Same goes for romance. Today it's the (in my opinion) really sick shit that gets targeted. That of course, doesn't include BDSM. Targeting consensual acts between adults is way out of line.

My question (and concern) is, what's next? What if they decide that vampires and werewolves are immoral? That means I lose my source of income. But more than that, I lose my dream. I lose what I love and the best job I've ever had. And thousands of people lose their favorite form of entertainment. Not just my books (I wish) but all of those that fall into the same categories.

I do not believe that I am immoral and I do not believe my content is in any way "sick" or "unnatural." But what happens when someone else does and they happen to have the power to ruin my life?

That my friends, is scary as hell.

6 comments:

Anonymous said...

I'm curious. When you say Amazon is doing this too, are you referring to what they did months ago, or are they doing something new, since this Paypal censorship that came down this past week??

Tracey H. Kitts said...

I'm not sure if they're doing anything new or not, only that Amazon has started to censor some erotic content. I wasn't self-published at the time Amazon did whatever they did months ago. I've only recently become aware of ... well, any of this.

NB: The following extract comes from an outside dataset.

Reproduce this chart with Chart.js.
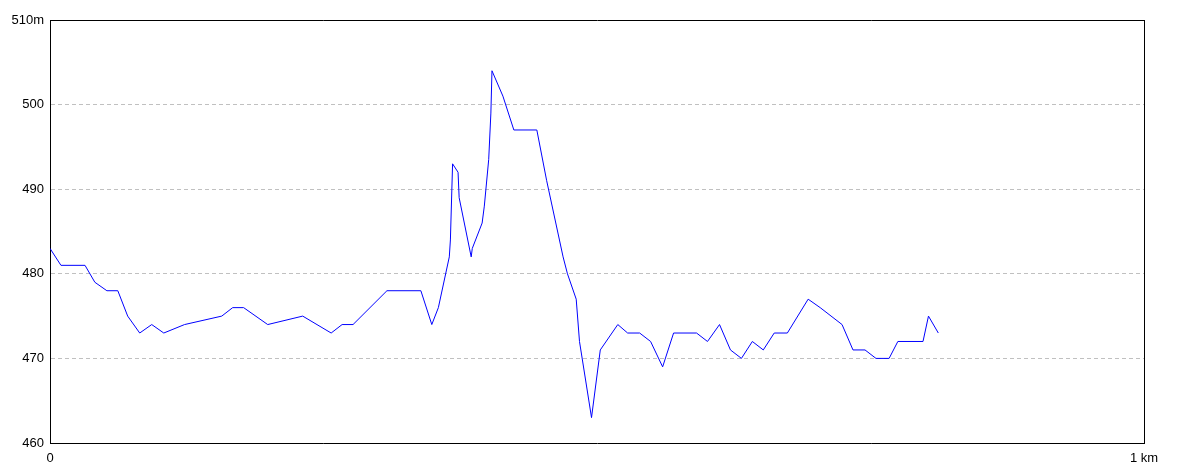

My publishers had my books for sale on Amazon, but I wasn't informed of any type of censorship. Probaly because my books didn't fall into the designated categories.

Tracey H. Kitts said...

Sorry about the spelling errors. I should probably clarify too, that I've been traditionally published for almost 5 years.

I wasn't aware of a lot of things until I decided to start self-publishing. :)

Wodke Hawkinson said...

This is unsettling because it could extend to content that most of us might find acceptable but that a few dislike. You are right. Murder is in so many books and that is the extreme human crime. Where will the censorship stop once it has started?

J.M. Sloderbeck said...

Just what we need: the Morality Police have come a-callin'.

I don't write erotica, nor do I (normally) read it. PayPal went through this awhile back when some people started citing blogs as representing "hate speech" and asked PayPal to suspend payments to said blogs (anti-Jihad/Islam/Whatever-you-want-to-call-them are the ones I remember).

Think what you want about said blogs, and think what you want about the erotica cited above. This is only going to get worse, not better.

Sigh. But still, thanks for sharing!

Wicked Leanore said...

My husband wrote a scary article about this.http://www.speakwithoutinterruption.com/site/2012/02/pay-pal-censorship-proof-s-o-p-a-and-p-i-p-a-in-full-use/
Just thought it may shed some new light and some Email addy's where you can complain.